Mufti Mohammed Sayeed's daughter Mehbooba Mufti, though far ahead of others in pulling spontaneous crowds, stands nowhere in this promotion war.

The BJP presence, so far, is felt only outside its main election office at Baghat where little party flags criss-cross the main road. The BJP office was attacked by militants last week but there were no casualties.

In some places, colorful posters of Kashmir's tallest leader, Sheikh Abdullah, and his son and successor, Dr Farooq Abdullah, are found pasted on walls and electric polls. Written in Urdu, these posters promise "peace, stability and greater autonomy" for the state if people vote in favour of the scion of the Sheikh family - Omar Farooq - seeking re-election from Srinagar, and other NC candidates elsewhere. On the other hand, Congress posters, also in Urdu and with pictures of party president Sonia Gandhi with folded hands, urge people to vote for the Congress for a "a stable, credible and lasting government."

Their rivals, who obviously cannot match the NC or Congress publicity blitz, accuse them of violating the Election Commission directive on the matter.

Occasionally, the posters are torn off or disfigured by youngsters.

All the contestants have requisitioned jeeps, Tata Sumos and mini buses and use them to broadcast election songs and slogans, but one or two armed guards always go along to protect the activists. Despite the guards, a People's Democratic Party vehicle was ambushed by militants on Sunday, and one person was killed.
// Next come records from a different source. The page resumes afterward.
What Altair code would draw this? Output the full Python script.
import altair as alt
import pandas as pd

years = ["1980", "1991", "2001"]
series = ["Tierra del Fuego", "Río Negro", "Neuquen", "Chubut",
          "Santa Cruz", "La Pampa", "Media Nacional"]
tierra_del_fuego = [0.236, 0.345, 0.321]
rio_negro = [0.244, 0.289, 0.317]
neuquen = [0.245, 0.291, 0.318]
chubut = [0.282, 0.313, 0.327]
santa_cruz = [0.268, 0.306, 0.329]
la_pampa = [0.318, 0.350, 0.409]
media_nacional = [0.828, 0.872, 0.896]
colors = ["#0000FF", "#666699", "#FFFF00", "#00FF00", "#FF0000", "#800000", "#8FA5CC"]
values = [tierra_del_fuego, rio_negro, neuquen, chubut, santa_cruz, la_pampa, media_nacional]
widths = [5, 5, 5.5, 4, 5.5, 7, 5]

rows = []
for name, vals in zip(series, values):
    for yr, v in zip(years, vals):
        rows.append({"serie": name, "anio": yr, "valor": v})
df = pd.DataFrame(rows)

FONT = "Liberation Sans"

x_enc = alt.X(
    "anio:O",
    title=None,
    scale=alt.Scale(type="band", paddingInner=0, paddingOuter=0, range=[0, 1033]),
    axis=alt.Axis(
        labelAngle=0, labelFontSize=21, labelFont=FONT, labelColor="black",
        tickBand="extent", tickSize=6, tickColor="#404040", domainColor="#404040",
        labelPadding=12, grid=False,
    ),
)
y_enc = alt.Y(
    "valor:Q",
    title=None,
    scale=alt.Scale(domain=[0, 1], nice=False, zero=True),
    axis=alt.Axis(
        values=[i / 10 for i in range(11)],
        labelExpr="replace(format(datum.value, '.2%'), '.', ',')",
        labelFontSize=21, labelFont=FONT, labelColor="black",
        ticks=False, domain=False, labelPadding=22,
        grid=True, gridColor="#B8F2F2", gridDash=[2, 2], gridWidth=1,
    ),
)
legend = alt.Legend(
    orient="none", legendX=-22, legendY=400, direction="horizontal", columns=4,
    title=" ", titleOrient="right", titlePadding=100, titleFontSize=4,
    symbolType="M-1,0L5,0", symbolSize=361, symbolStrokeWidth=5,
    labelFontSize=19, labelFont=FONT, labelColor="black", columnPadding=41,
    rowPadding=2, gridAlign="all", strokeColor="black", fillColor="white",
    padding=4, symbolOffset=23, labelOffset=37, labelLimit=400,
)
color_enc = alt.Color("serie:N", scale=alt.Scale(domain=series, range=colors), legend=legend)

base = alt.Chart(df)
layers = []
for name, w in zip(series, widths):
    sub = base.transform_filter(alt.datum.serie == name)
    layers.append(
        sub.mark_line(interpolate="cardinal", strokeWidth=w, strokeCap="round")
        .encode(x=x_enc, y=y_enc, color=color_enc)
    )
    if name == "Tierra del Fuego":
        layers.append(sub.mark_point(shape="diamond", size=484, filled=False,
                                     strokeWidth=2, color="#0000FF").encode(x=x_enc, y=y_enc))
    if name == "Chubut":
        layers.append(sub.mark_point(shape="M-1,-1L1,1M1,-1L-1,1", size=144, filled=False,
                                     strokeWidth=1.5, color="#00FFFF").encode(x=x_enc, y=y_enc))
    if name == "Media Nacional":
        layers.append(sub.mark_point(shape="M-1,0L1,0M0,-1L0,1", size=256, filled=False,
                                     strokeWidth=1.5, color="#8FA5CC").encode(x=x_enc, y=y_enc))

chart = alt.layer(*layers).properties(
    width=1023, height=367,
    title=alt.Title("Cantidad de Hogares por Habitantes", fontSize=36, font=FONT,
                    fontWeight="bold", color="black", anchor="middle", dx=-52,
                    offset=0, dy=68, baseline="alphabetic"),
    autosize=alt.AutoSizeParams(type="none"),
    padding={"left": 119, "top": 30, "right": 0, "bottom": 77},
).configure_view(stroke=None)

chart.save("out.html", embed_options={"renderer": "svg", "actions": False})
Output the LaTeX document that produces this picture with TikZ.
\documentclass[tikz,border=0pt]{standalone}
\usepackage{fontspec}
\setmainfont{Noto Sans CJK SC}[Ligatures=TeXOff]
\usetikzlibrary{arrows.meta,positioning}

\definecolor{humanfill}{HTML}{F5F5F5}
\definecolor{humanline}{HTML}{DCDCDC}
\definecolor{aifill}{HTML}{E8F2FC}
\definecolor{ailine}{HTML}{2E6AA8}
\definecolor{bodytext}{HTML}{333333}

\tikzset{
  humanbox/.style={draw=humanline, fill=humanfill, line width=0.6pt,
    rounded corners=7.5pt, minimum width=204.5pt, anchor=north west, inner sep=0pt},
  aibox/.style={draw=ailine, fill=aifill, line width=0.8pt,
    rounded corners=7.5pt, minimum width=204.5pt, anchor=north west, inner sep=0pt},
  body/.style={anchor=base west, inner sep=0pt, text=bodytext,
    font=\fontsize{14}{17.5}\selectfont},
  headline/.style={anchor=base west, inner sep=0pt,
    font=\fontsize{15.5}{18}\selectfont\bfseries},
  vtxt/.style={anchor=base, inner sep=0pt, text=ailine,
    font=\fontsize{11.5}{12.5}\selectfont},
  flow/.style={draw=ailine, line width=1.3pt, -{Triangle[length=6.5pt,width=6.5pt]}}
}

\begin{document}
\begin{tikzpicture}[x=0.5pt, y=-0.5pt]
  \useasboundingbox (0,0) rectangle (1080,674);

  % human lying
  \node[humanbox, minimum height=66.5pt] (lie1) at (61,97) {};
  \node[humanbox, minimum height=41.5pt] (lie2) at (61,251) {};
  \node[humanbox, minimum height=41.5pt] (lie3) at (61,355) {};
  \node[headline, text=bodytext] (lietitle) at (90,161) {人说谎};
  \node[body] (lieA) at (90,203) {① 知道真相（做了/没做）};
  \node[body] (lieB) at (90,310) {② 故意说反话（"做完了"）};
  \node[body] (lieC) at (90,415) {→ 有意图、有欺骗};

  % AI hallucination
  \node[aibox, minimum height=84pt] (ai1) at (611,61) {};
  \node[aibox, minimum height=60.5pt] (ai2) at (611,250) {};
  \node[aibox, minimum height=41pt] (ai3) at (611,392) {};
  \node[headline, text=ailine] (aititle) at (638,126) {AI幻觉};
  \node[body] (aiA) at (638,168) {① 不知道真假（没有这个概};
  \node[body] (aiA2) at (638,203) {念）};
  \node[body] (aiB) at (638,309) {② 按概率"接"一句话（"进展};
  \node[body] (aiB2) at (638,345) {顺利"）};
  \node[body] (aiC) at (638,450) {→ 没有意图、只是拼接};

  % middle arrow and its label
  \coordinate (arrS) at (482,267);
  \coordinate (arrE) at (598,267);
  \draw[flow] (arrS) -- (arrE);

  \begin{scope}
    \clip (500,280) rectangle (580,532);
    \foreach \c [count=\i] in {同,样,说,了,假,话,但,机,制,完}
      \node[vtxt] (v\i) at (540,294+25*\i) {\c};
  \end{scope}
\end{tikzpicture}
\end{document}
Ms Mehbooba Mufti prefers door-to-door campaigning. Her supporters distribute leaflets carrying the PDP line that the Farooq Abdullah government has failed to give them an hones, working government and peace is still a distant dream. Ms Mehbooba Mufti and her father insist that holding of open talks with secessionists is a must for the restoration of peace in Kashmir.

To counter her charisma, the NC is trying to explain the Mufti's "discrepancies" and "dubious character" to as many people as possible. the NC is also distributing copies of its manifesto and booklet titled "Sardari Awam Ka Haq Hai."

The scene in the rest of the Valley is no different, except that the people in rural areas are showing a lot of interest in listening to the politicians who come seeking their vote. However, in the countryside, particularly in Kupwara, campaigning does involve high risks.